Youtube is certainly not best of class, it's 'only' the most popular.


It's where I go to look for videos in category (X) because it's the best.


It's not about being best on class on video quality or features (which could be Vimeo for example).

It's about being best of class for being a video repository that actually has the huge majority of the videos people want.


YouTube is likely as profitable as Netflix.

http://news.investors.com/technology-click/051914-701377-goo...


Well you could argue they would have no real ability to financialize ads if they didn't do real work on those products.



Not to mention the most popular email and maps


But apart from the most popular video hosting site, search engine, web browser, web email and maps, what has Google ever done for us?


In case anyone doesn't get the Monty Python reference: https://www.youtube.com/watch?v=ExWfh6sGyso


He was talking about their uninventive business plan. Not their consumer products. They're plan is the same as all other tech companies just they did/do it better.


And the world's most popular mobile OS.


True, but in terms of how to make money out of a huge mass of users, advertising is usually the best bet.

However, I often think there's room for more directly paid search as opposed to side-funded with advertising. Afterall, companies pay for (re)search all the time. They pay for their own employees to do research and write reports. They pay marketing companies for research, etc...

Do people really need a search result of just web addresses back in 0.1s, when they could get not just the address, but the actual information they need in 30s? I'd pay for a service that could do that.


Maybe - but Google's Driverless Car looks awesome! I'm not a fan of Google Glass, but that's interesting. And Android?


>> "...'We're in an unreal world now where the concept can get you $25 million -- where revenues and business plans, you don't need to have those," said Hagen. "But that blip's got to end at some point.'"

Now more than ever, Mr. Hagen. Now more than ever.


It ended twice, and bounced right back again.

Come to think of it, I'm rather glad for those irrational investors back in '99, without whom Google might not exist.

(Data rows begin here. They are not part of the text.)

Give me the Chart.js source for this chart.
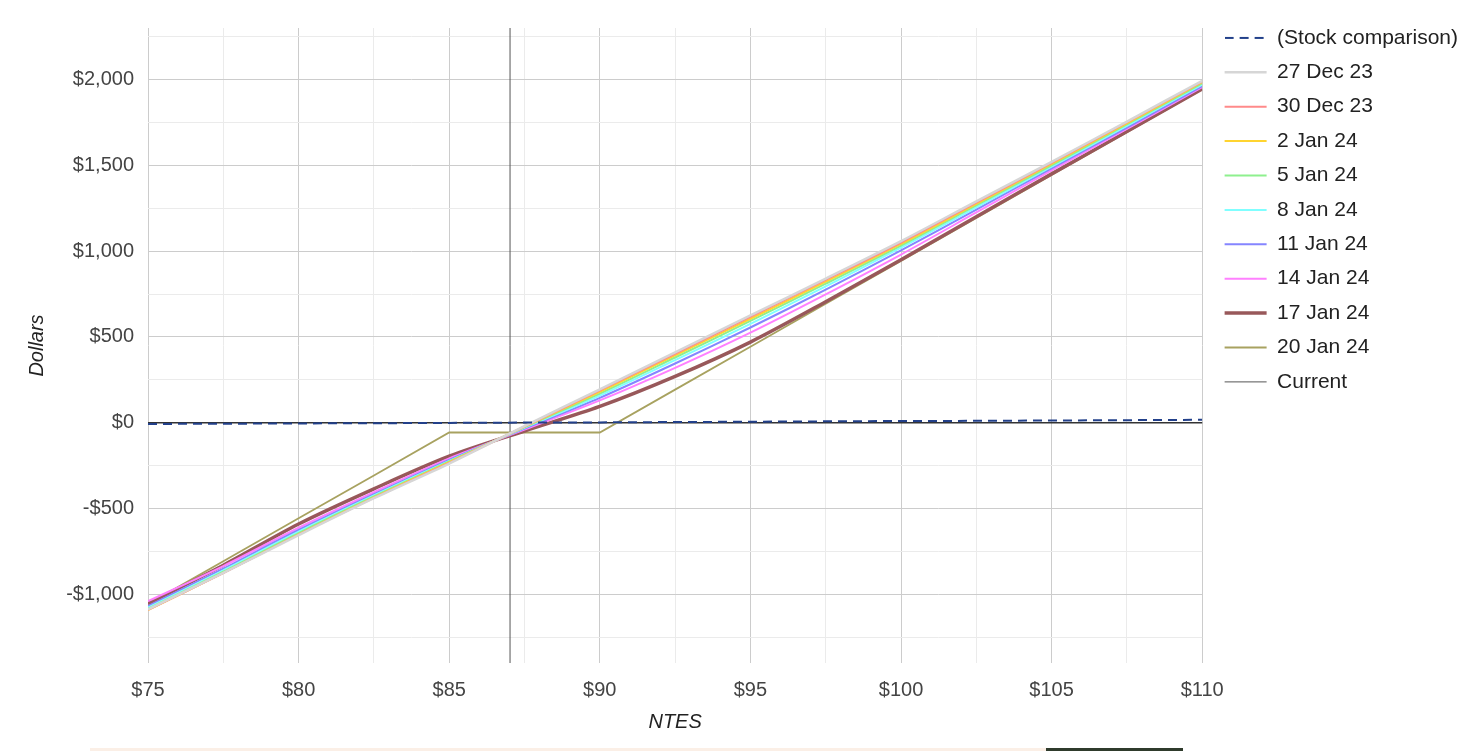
<!DOCTYPE html>
<html>
<head>
<meta charset="utf-8">
<script src="https://cdn.jsdelivr.net/npm/chart.js@4.4.0/dist/chart.umd.min.js"></script>
<style>
  html, body { margin: 0; padding: 0; background: #fff; overflow: hidden; }
  #wrap { position: relative; width: 1470px; height: 751px; }
  .strip { position: absolute; top: 748px; height: 3px; }
</style>
</head>
<body>
<div id="wrap">
  <canvas id="plChart"></canvas>
  <div class="strip" style="left:90px;width:956px;background:#fbefe6"></div>
  <div class="strip" style="left:1046px;width:137px;background:#2f3b2c"></div>
</div>
<script>
// underlying price (x) for every curve
const prices = [75, 77.5, 80, 82.5, 85, 87.5, 90, 92.5, 95, 97.5, 100, 102.5, 105, 107.5, 110];

// profit / loss in dollars
const stockComparison = [-7, -6, -4, -3, -1, 1, 2, 4, 6, 8, 10, 11, 13, 15, 17];
const dec27 = [-1088, -875, -655, -440, -238, -20, 195, 410, 625, 840, 1058, 1290, 1520, 1755, 1992];
const dec30 = [-1090, -876, -652, -438, -234, -22, 188, 402, 617, 832, 1050, 1283, 1514, 1750, 1988];
const jan2 = [-1092, -875, -650, -435, -230, -24, 180, 392, 606, 822, 1042, 1275, 1508, 1745, 1984];
const jan5 = [-1085, -868, -643, -430, -226, -26, 170, 380, 593, 810, 1032, 1266, 1500, 1738, 1978];
const jan8 = [-1078, -860, -635, -424, -222, -30, 158, 365, 576, 795, 1020, 1255, 1492, 1730, 1970];
const jan11 = [-1068, -850, -625, -416, -216, -34, 145, 345, 555, 775, 1004, 1242, 1482, 1720, 1962];
const jan14 = [-1040, -835, -612, -405, -208, -40, 130, 320, 525, 748, 980, 1225, 1470, 1712, 1955];
const jan17 = [-1055, -830, -590, -385, -195, -48, 95, 270, 470, 705, 950, 1200, 1450, 1697, 1945];
const jan20 = [-1057, -807, -557, -307, -57, -57, -57, 193, 443, 693, 943, 1193, 1443, 1693, 1943];

const currentPrice = 87.02;

// axes
const xMin = 75, xMax = 110;
const yMin = -1400, yMax = 2300;
const xTicks = [75, 77.5, 80, 82.5, 85, 87.5, 90, 92.5, 95, 97.5, 100, 102.5, 105, 107.5, 110];
const yTicks = [-1250, -1000, -750, -500, -250, 0, 250, 500, 750, 1000, 1250, 1500, 1750, 2000, 2250];

function pts(ys) {
  return prices.map((p, i) => ({ x: p, y: ys[i] }));
}

function money(v) {
  const s = '$' + Math.abs(v).toLocaleString('en-US');
  return v < 0 ? '-' + s : s;
}

Chart.defaults.font.family = '"Liberation Sans", Arial, sans-serif';

// legend swatch for the dashed series (point style 'line' ignores dashes)
const dashSwatch = document.createElement('canvas');
dashSwatch.width = 42;
dashSwatch.height = 4;
(function () {
  const c = dashSwatch.getContext('2d');
  c.strokeStyle = '#22408a';
  c.lineWidth = 2;
  c.setLineDash([9, 6]);
  c.beginPath();
  c.moveTo(0, 2);
  c.lineTo(42, 2);
  c.stroke();
})();

// nudge legend to sit like the original (a bit right and up)
const legendNudge = {
  id: 'legendNudge',
  afterLayout(chart) {
    const lg = chart.legend;
    if (!lg) return;
    lg.left += 9; lg.right += 9;
    lg.top -= 14; lg.bottom -= 14;
  }
};

function line(label, ys, color, width, extra) {
  return Object.assign({
    label: label,
    data: pts(ys),
    borderColor: color,
    backgroundColor: color,
    borderWidth: width,
    pointRadius: 0,
    pointStyle: 'line',
    tension: 0.3,
    fill: false
  }, extra || {});
}

new Chart('plChart', {
  type: 'line',
  data: {
    datasets: [
      line('(Stock comparison)', stockComparison, '#22408a', 2, { borderDash: [9, 6], tension: 0, pointStyle: dashSwatch }),
      line('27 Dec 23', dec27, '#d6d6d6', 2.5),
      line('30 Dec 23', dec30, '#ff8a8a', 2),
      line('2 Jan 24', jan2, '#ffd430', 2),
      line('5 Jan 24', jan5, '#8ef08e', 2),
      line('8 Jan 24', jan8, '#80ffff', 2),
      line('11 Jan 24', jan11, '#8585ff', 2),
      line('14 Jan 24', jan14, '#ff80ff', 2),
      line('17 Jan 24', jan17, '#98585a', 3.5),
      line('20 Jan 24', jan20, '#a8a260', 1.8, { tension: 0 }),
      {
        label: 'Current',
        data: [{ x: currentPrice, y: yMin }, { x: currentPrice, y: yMax }],
        borderColor: '#555',
        backgroundColor: '#555',
        borderWidth: 1,
        pointRadius: 0,
        pointStyle: 'line',
        fill: false
      }
    ]
  },
  options: {
    responsive: true,
    maintainAspectRatio: false,
    animation: false,
    layout: { padding: { left: 0, right: 11, top: 28, bottom: 0 } },
    plugins: {
      tooltip: { enabled: false },
      legend: {
        position: 'right',
        align: 'start',
        labels: {
          usePointStyle: true,
          pointStyleWidth: 42,
          padding: 13.4,
          color: '#222',
          font: { size: 21 }
        }
      }
    },
    scales: {
      x: {
        type: 'linear',
        min: xMin,
        max: xMax,
        afterBuildTicks: s => { s.ticks = xTicks.map(v => ({ value: v })); },
        afterFit: s => { s.height = 88; },
        border: { display: false },
        grid: {
          drawTicks: false,
          color: c => (c.tick.value % 5 === 0 ? '#cccccc' : '#ebebeb'),
          lineWidth: 1
        },
        ticks: {
          autoSkip: false,
          maxRotation: 0,
          padding: 15,
          color: '#444',
          font: { size: 20 },
          callback: v => (v % 5 === 0 ? '$' + v : '')
        },
        title: {
          display: true,
          text: 'NTES',
          color: '#222',
          font: { size: 20, style: 'italic' },
          padding: { top: 0, bottom: 17 }
        }
      },
      y: {
        min: yMin,
        max: yMax,
        afterBuildTicks: s => { s.ticks = yTicks.map(v => ({ value: v })); },
        afterFit: s => { s.width = 148; },
        border: { display: false },
        grid: {
          drawTicks: false,
          color: c => (c.tick.value === 0 ? '#333' : (c.tick.value % 500 === 0 ? '#cccccc' : '#ebebeb')),
          lineWidth: c => (c.tick.value === 0 ? 1.5 : 1)
        },
        ticks: {
          autoSkip: false,
          padding: 14,
          color: '#444',
          font: { size: 20 },
          callback: v => (v % 500 === 0 ? money(v) : '')
        },
        title: {
          display: true,
          text: 'Dollars',
          color: '#222',
          font: { size: 20, style: 'italic' },
          padding: { top: 25, bottom: 0 }
        }
      }
    }
  },
  plugins: [legendNudge]
});
</script>
</body>
</html>
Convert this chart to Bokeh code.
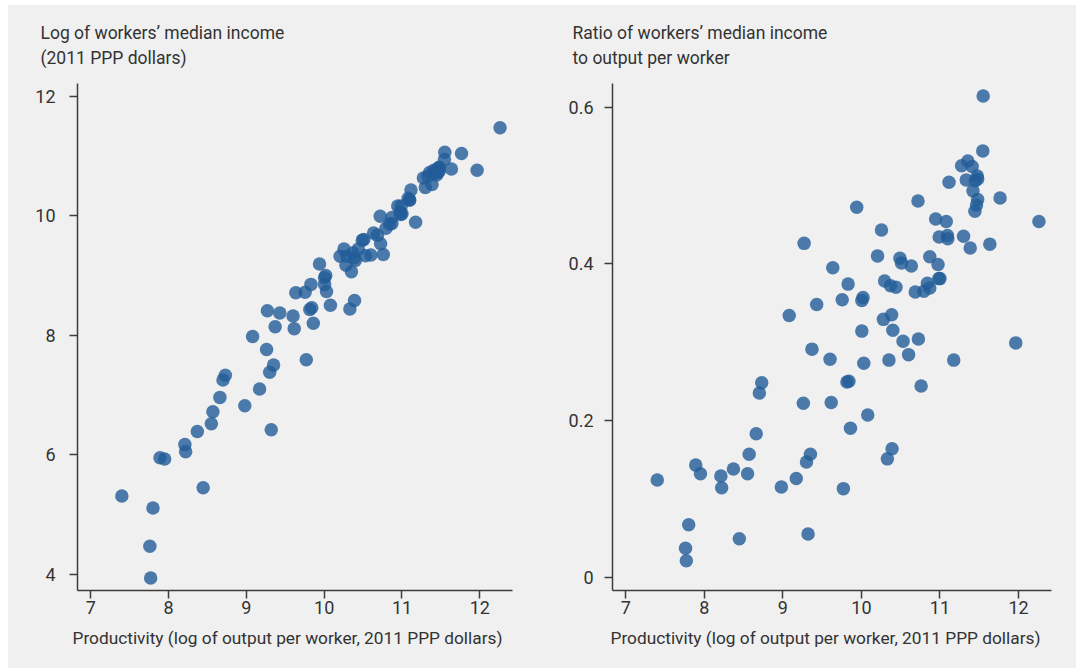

Oooh Momma, Elliot Zaret! 'It works like this: The entire Web is constantly downloaded onto Google's computers, where it is aggregated, indexed and prepared for searches. When a user types in a search, Google performs a complex computation -- solving an equation that has 500 million variables and 2 billion terms -- to determine the best results on the "most important" sites. That equation takes into account many factors including how close the search terms are to each other, and whether other "important" Web sites point to the site the terms are on.'


"Internet companies, which are almost expected to lose gobs of money"


Written when the dot com boom was at it's boomiest of course.


Massive Betteridge fail.


I think his law needs to be updated as:

Any headline which ends in a question mark can be answered by the word 'no', but will someday be answered with 'yes'.


Another way to to read betteridge's law of headlines is to say "this article won't answer that question". Which it didn't back in 1999.


The search engine didn't find profits. The ad platform did.